INFORMATION PROVIDED:
───
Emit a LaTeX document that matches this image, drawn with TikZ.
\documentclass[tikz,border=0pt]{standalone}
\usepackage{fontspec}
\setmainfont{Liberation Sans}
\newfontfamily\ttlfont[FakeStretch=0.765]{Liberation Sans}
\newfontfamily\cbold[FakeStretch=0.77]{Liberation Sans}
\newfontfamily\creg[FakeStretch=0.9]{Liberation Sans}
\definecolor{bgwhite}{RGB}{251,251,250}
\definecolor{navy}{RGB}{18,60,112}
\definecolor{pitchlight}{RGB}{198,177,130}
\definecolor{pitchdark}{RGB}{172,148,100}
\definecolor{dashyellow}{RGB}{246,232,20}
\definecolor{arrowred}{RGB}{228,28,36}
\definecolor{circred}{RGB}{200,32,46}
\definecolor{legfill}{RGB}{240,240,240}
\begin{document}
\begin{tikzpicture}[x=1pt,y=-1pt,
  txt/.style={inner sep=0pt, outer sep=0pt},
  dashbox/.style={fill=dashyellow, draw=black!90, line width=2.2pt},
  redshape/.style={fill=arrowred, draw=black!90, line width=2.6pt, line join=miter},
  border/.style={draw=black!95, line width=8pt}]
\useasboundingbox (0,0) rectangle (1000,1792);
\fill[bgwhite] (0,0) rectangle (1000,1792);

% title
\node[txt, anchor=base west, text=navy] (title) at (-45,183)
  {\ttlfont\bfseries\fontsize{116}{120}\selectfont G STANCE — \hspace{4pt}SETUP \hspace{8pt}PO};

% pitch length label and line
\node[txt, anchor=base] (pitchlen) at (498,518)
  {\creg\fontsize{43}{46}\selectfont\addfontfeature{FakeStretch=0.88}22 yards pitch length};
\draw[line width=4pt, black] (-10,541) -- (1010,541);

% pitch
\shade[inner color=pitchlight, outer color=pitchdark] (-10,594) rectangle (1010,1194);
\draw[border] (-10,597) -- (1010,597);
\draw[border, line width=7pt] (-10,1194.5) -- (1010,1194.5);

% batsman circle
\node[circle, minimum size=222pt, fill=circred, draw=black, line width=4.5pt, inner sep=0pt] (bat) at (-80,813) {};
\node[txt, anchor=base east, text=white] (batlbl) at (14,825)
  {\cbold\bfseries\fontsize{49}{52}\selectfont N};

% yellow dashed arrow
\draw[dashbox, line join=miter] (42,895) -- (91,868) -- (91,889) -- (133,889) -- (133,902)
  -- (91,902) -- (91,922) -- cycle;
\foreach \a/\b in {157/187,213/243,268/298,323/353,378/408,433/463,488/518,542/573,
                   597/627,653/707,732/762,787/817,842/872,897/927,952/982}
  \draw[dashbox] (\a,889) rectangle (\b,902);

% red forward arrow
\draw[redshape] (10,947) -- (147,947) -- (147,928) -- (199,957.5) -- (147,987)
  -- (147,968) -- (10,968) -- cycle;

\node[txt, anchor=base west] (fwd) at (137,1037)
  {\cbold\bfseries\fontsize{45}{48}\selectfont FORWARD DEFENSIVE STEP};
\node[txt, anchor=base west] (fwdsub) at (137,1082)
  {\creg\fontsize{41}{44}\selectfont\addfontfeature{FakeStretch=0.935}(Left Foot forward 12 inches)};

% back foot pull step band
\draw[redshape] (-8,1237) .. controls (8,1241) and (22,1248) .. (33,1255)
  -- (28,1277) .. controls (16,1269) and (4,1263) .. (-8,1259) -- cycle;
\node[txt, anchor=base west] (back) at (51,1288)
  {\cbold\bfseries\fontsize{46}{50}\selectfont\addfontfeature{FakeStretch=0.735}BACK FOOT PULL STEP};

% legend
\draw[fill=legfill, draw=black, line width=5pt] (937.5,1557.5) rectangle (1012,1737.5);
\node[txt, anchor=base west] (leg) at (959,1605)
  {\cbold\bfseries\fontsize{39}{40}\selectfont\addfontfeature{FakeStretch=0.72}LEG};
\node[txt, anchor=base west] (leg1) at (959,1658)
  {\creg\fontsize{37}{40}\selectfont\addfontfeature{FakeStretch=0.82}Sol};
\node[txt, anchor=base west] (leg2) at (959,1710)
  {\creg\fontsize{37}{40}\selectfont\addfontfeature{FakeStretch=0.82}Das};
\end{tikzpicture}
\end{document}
───
EXERCISE REQUIREMENTS:
Your task is to repeat the data exactly, with nothing left out.

SOLUTION FOR THIS TASK:
Emit a LaTeX document that matches this image, drawn with TikZ.
\documentclass[tikz,border=0pt]{standalone}
\usepackage{fontspec}
\setmainfont{Liberation Sans}
\newfontfamily\ttlfont[FakeStretch=0.765]{Liberation Sans}
\newfontfamily\cbold[FakeStretch=0.77]{Liberation Sans}
\newfontfamily\creg[FakeStretch=0.9]{Liberation Sans}
\definecolor{bgwhite}{RGB}{251,251,250}
\definecolor{navy}{RGB}{18,60,112}
\definecolor{pitchlight}{RGB}{198,177,130}
\definecolor{pitchdark}{RGB}{172,148,100}
\definecolor{dashyellow}{RGB}{246,232,20}
\definecolor{arrowred}{RGB}{228,28,36}
\definecolor{circred}{RGB}{200,32,46}
\definecolor{legfill}{RGB}{240,240,240}
\begin{document}
\begin{tikzpicture}[x=1pt,y=-1pt,
  txt/.style={inner sep=0pt, outer sep=0pt},
  dashbox/.style={fill=dashyellow, draw=black!90, line width=2.2pt},
  redshape/.style={fill=arrowred, draw=black!90, line width=2.6pt, line join=miter},
  border/.style={draw=black!95, line width=8pt}]
\useasboundingbox (0,0) rectangle (1000,1792);
\fill[bgwhite] (0,0) rectangle (1000,1792);

% title
\node[txt, anchor=base west, text=navy] (title) at (-45,183)
  {\ttlfont\bfseries\fontsize{116}{120}\selectfont G STANCE — \hspace{4pt}SETUP \hspace{8pt}PO};

% pitch length label and line
\node[txt, anchor=base] (pitchlen) at (498,518)
  {\creg\fontsize{43}{46}\selectfont\addfontfeature{FakeStretch=0.88}22 yards pitch length};
\draw[line width=4pt, black] (-10,541) -- (1010,541);

% pitch
\shade[inner color=pitchlight, outer color=pitchdark] (-10,594) rectangle (1010,1194);
\draw[border] (-10,597) -- (1010,597);
\draw[border, line width=7pt] (-10,1194.5) -- (1010,1194.5);

% batsman circle
\node[circle, minimum size=222pt, fill=circred, draw=black, line width=4.5pt, inner sep=0pt] (bat) at (-80,813) {};
\node[txt, anchor=base east, text=white] (batlbl) at (14,825)
  {\cbold\bfseries\fontsize{49}{52}\selectfont N};

% yellow dashed arrow
\draw[dashbox, line join=miter] (42,895) -- (91,868) -- (91,889) -- (133,889) -- (133,902)
  -- (91,902) -- (91,922) -- cycle;
\foreach \a/\b in {157/187,213/243,268/298,323/353,378/408,433/463,488/518,542/573,
                   597/627,653/707,732/762,787/817,842/872,897/927,952/982}
  \draw[dashbox] (\a,889) rectangle (\b,902);

% red forward arrow
\draw[redshape] (10,947) -- (147,947) -- (147,928) -- (199,957.5) -- (147,987)
  -- (147,968) -- (10,968) -- cycle;

\node[txt, anchor=base west] (fwd) at (137,1037)
  {\cbold\bfseries\fontsize{45}{48}\selectfont FORWARD DEFENSIVE STEP};
\node[txt, anchor=base west] (fwdsub) at (137,1082)
  {\creg\fontsize{41}{44}\selectfont\addfontfeature{FakeStretch=0.935}(Left Foot forward 12 inches)};

% back foot pull step band
\draw[redshape] (-8,1237) .. controls (8,1241) and (22,1248) .. (33,1255)
  -- (28,1277) .. controls (16,1269) and (4,1263) .. (-8,1259) -- cycle;
\node[txt, anchor=base west] (back) at (51,1288)
  {\cbold\bfseries\fontsize{46}{50}\selectfont\addfontfeature{FakeStretch=0.735}BACK FOOT PULL STEP};

% legend
\draw[fill=legfill, draw=black, line width=5pt] (937.5,1557.5) rectangle (1012,1737.5);
\node[txt, anchor=base west] (leg) at (959,1605)
  {\cbold\bfseries\fontsize{39}{40}\selectfont\addfontfeature{FakeStretch=0.72}LEG};
\node[txt, anchor=base west] (leg1) at (959,1658)
  {\creg\fontsize{37}{40}\selectfont\addfontfeature{FakeStretch=0.82}Sol};
\node[txt, anchor=base west] (leg2) at (959,1710)
  {\creg\fontsize{37}{40}\selectfont\addfontfeature{FakeStretch=0.82}Das};
\end{tikzpicture}
\end{document}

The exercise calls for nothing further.